### RECORDS FOR THIS EXERCISE

——

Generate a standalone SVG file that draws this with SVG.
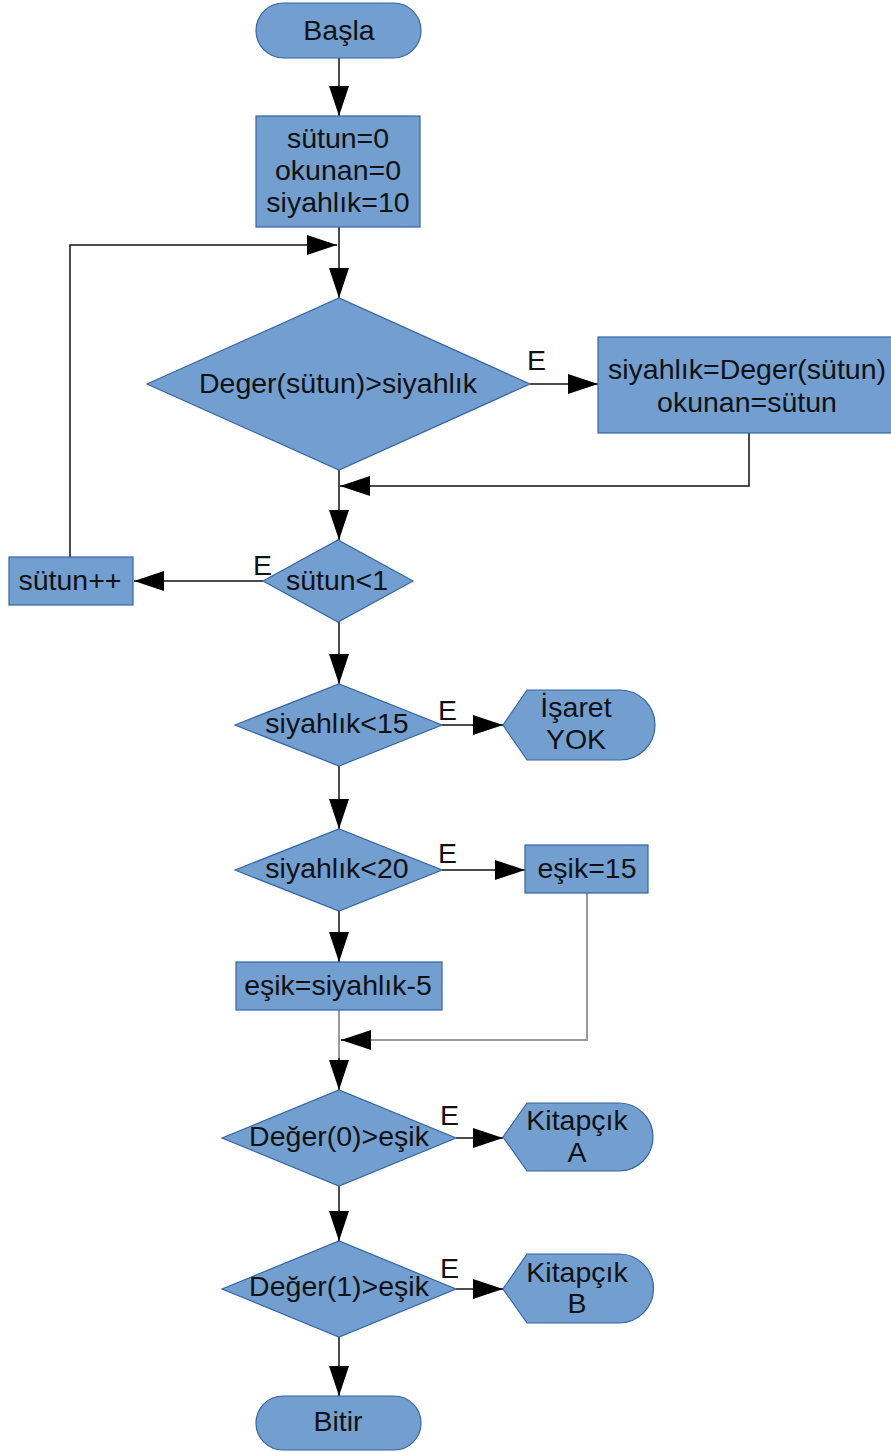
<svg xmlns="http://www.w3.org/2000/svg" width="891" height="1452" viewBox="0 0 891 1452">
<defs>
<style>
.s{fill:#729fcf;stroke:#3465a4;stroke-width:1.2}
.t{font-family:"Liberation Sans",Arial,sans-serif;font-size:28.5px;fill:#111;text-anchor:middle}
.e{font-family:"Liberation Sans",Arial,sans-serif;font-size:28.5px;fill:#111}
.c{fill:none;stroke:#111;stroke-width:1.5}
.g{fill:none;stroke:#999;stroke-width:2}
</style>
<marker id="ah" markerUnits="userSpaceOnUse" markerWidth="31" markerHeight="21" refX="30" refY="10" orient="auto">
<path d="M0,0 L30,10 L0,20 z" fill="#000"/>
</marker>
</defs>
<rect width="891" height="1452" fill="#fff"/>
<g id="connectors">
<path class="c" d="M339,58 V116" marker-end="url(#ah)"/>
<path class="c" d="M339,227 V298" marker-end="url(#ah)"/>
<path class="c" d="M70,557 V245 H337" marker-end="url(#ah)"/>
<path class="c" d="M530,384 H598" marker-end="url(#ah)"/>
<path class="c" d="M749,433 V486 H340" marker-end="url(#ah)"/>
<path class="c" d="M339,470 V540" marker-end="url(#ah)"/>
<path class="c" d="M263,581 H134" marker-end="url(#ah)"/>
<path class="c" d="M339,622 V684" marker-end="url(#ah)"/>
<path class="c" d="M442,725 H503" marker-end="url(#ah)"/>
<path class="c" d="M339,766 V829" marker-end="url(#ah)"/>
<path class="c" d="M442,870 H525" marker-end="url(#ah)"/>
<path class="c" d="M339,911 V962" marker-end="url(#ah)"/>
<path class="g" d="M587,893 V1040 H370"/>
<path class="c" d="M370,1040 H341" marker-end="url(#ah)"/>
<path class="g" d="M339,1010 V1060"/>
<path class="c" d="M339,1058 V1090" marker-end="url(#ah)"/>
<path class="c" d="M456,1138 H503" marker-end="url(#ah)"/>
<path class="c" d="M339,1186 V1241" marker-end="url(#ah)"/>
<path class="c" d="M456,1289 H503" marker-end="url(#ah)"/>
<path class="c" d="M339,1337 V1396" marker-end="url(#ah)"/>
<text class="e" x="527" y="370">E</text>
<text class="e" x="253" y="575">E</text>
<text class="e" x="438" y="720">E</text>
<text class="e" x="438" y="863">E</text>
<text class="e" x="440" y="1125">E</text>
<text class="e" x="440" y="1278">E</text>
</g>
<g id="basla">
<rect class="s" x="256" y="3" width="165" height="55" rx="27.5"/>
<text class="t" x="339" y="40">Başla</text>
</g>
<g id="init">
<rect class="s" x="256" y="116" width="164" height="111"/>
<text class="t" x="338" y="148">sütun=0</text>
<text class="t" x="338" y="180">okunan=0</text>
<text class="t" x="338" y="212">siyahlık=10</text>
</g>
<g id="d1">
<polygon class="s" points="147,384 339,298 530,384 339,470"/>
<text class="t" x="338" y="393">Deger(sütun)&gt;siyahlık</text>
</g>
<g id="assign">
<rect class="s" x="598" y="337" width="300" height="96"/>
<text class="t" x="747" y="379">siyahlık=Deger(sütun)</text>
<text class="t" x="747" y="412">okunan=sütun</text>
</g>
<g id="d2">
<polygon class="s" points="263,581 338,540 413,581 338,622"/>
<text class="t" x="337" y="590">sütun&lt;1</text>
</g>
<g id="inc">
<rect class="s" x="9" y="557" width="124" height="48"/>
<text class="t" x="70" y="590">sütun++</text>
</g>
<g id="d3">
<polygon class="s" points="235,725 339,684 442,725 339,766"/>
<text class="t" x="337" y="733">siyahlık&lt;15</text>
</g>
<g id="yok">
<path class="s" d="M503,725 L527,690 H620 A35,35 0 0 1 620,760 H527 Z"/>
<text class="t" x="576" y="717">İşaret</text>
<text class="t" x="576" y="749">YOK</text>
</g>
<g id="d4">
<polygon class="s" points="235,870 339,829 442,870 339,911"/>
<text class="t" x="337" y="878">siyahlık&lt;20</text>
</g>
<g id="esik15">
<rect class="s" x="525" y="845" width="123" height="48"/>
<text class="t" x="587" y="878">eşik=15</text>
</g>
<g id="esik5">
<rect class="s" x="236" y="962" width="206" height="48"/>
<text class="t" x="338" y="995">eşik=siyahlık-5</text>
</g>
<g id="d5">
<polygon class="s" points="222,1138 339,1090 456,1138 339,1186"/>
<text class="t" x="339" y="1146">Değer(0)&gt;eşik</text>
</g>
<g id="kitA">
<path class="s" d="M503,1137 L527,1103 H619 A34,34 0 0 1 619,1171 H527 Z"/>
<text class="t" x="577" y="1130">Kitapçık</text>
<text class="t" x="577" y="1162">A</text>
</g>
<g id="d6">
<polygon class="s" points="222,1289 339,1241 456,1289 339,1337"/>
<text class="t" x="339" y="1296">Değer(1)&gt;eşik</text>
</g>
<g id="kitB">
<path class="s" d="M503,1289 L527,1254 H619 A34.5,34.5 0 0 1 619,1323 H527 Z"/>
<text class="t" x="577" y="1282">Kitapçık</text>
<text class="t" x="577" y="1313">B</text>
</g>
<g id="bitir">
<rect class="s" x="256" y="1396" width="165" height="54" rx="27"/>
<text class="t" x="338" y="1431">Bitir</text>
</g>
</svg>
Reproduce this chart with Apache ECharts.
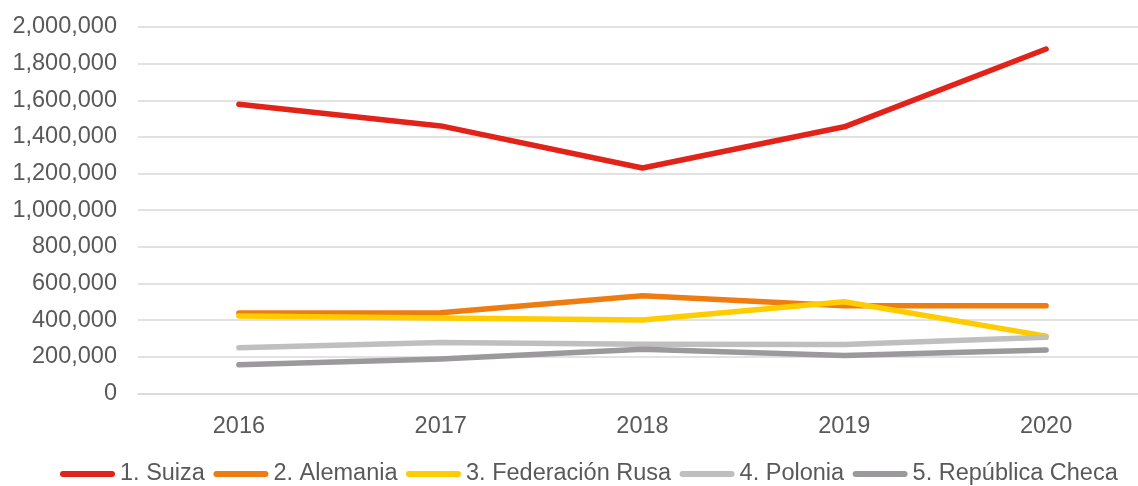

——

### GIVEN INSTRUCTION
Copy all the entries word for word. Omit any pictures.

### IN RESPONSE
Generate a standalone SVG file that draws this with SVG.
<svg xmlns="http://www.w3.org/2000/svg" width="891" height="1452" viewBox="0 0 891 1452">
<defs>
<style>
.s{fill:#729fcf;stroke:#3465a4;stroke-width:1.2}
.t{font-family:"Liberation Sans",Arial,sans-serif;font-size:28.5px;fill:#111;text-anchor:middle}
.e{font-family:"Liberation Sans",Arial,sans-serif;font-size:28.5px;fill:#111}
.c{fill:none;stroke:#111;stroke-width:1.5}
.g{fill:none;stroke:#999;stroke-width:2}
</style>
<marker id="ah" markerUnits="userSpaceOnUse" markerWidth="31" markerHeight="21" refX="30" refY="10" orient="auto">
<path d="M0,0 L30,10 L0,20 z" fill="#000"/>
</marker>
</defs>
<rect width="891" height="1452" fill="#fff"/>
<g id="connectors">
<path class="c" d="M339,58 V116" marker-end="url(#ah)"/>
<path class="c" d="M339,227 V298" marker-end="url(#ah)"/>
<path class="c" d="M70,557 V245 H337" marker-end="url(#ah)"/>
<path class="c" d="M530,384 H598" marker-end="url(#ah)"/>
<path class="c" d="M749,433 V486 H340" marker-end="url(#ah)"/>
<path class="c" d="M339,470 V540" marker-end="url(#ah)"/>
<path class="c" d="M263,581 H134" marker-end="url(#ah)"/>
<path class="c" d="M339,622 V684" marker-end="url(#ah)"/>
<path class="c" d="M442,725 H503" marker-end="url(#ah)"/>
<path class="c" d="M339,766 V829" marker-end="url(#ah)"/>
<path class="c" d="M442,870 H525" marker-end="url(#ah)"/>
<path class="c" d="M339,911 V962" marker-end="url(#ah)"/>
<path class="g" d="M587,893 V1040 H370"/>
<path class="c" d="M370,1040 H341" marker-end="url(#ah)"/>
<path class="g" d="M339,1010 V1060"/>
<path class="c" d="M339,1058 V1090" marker-end="url(#ah)"/>
<path class="c" d="M456,1138 H503" marker-end="url(#ah)"/>
<path class="c" d="M339,1186 V1241" marker-end="url(#ah)"/>
<path class="c" d="M456,1289 H503" marker-end="url(#ah)"/>
<path class="c" d="M339,1337 V1396" marker-end="url(#ah)"/>
<text class="e" x="527" y="370">E</text>
<text class="e" x="253" y="575">E</text>
<text class="e" x="438" y="720">E</text>
<text class="e" x="438" y="863">E</text>
<text class="e" x="440" y="1125">E</text>
<text class="e" x="440" y="1278">E</text>
</g>
<g id="basla">
<rect class="s" x="256" y="3" width="165" height="55" rx="27.5"/>
<text class="t" x="339" y="40">Başla</text>
</g>
<g id="init">
<rect class="s" x="256" y="116" width="164" height="111"/>
<text class="t" x="338" y="148">sütun=0</text>
<text class="t" x="338" y="180">okunan=0</text>
<text class="t" x="338" y="212">siyahlık=10</text>
</g>
<g id="d1">
<polygon class="s" points="147,384 339,298 530,384 339,470"/>
<text class="t" x="338" y="393">Deger(sütun)&gt;siyahlık</text>
</g>
<g id="assign">
<rect class="s" x="598" y="337" width="300" height="96"/>
<text class="t" x="747" y="379">siyahlık=Deger(sütun)</text>
<text class="t" x="747" y="412">okunan=sütun</text>
</g>
<g id="d2">
<polygon class="s" points="263,581 338,540 413,581 338,622"/>
<text class="t" x="337" y="590">sütun&lt;1</text>
</g>
<g id="inc">
<rect class="s" x="9" y="557" width="124" height="48"/>
<text class="t" x="70" y="590">sütun++</text>
</g>
<g id="d3">
<polygon class="s" points="235,725 339,684 442,725 339,766"/>
<text class="t" x="337" y="733">siyahlık&lt;15</text>
</g>
<g id="yok">
<path class="s" d="M503,725 L527,690 H620 A35,35 0 0 1 620,760 H527 Z"/>
<text class="t" x="576" y="717">İşaret</text>
<text class="t" x="576" y="749">YOK</text>
</g>
<g id="d4">
<polygon class="s" points="235,870 339,829 442,870 339,911"/>
<text class="t" x="337" y="878">siyahlık&lt;20</text>
</g>
<g id="esik15">
<rect class="s" x="525" y="845" width="123" height="48"/>
<text class="t" x="587" y="878">eşik=15</text>
</g>
<g id="esik5">
<rect class="s" x="236" y="962" width="206" height="48"/>
<text class="t" x="338" y="995">eşik=siyahlık-5</text>
</g>
<g id="d5">
<polygon class="s" points="222,1138 339,1090 456,1138 339,1186"/>
<text class="t" x="339" y="1146">Değer(0)&gt;eşik</text>
</g>
<g id="kitA">
<path class="s" d="M503,1137 L527,1103 H619 A34,34 0 0 1 619,1171 H527 Z"/>
<text class="t" x="577" y="1130">Kitapçık</text>
<text class="t" x="577" y="1162">A</text>
</g>
<g id="d6">
<polygon class="s" points="222,1289 339,1241 456,1289 339,1337"/>
<text class="t" x="339" y="1296">Değer(1)&gt;eşik</text>
</g>
<g id="kitB">
<path class="s" d="M503,1289 L527,1254 H619 A34.5,34.5 0 0 1 619,1323 H527 Z"/>
<text class="t" x="577" y="1282">Kitapçık</text>
<text class="t" x="577" y="1313">B</text>
</g>
<g id="bitir">
<rect class="s" x="256" y="1396" width="165" height="54" rx="27"/>
<text class="t" x="338" y="1431">Bitir</text>
</g>
</svg>
Reproduce this chart with Apache ECharts.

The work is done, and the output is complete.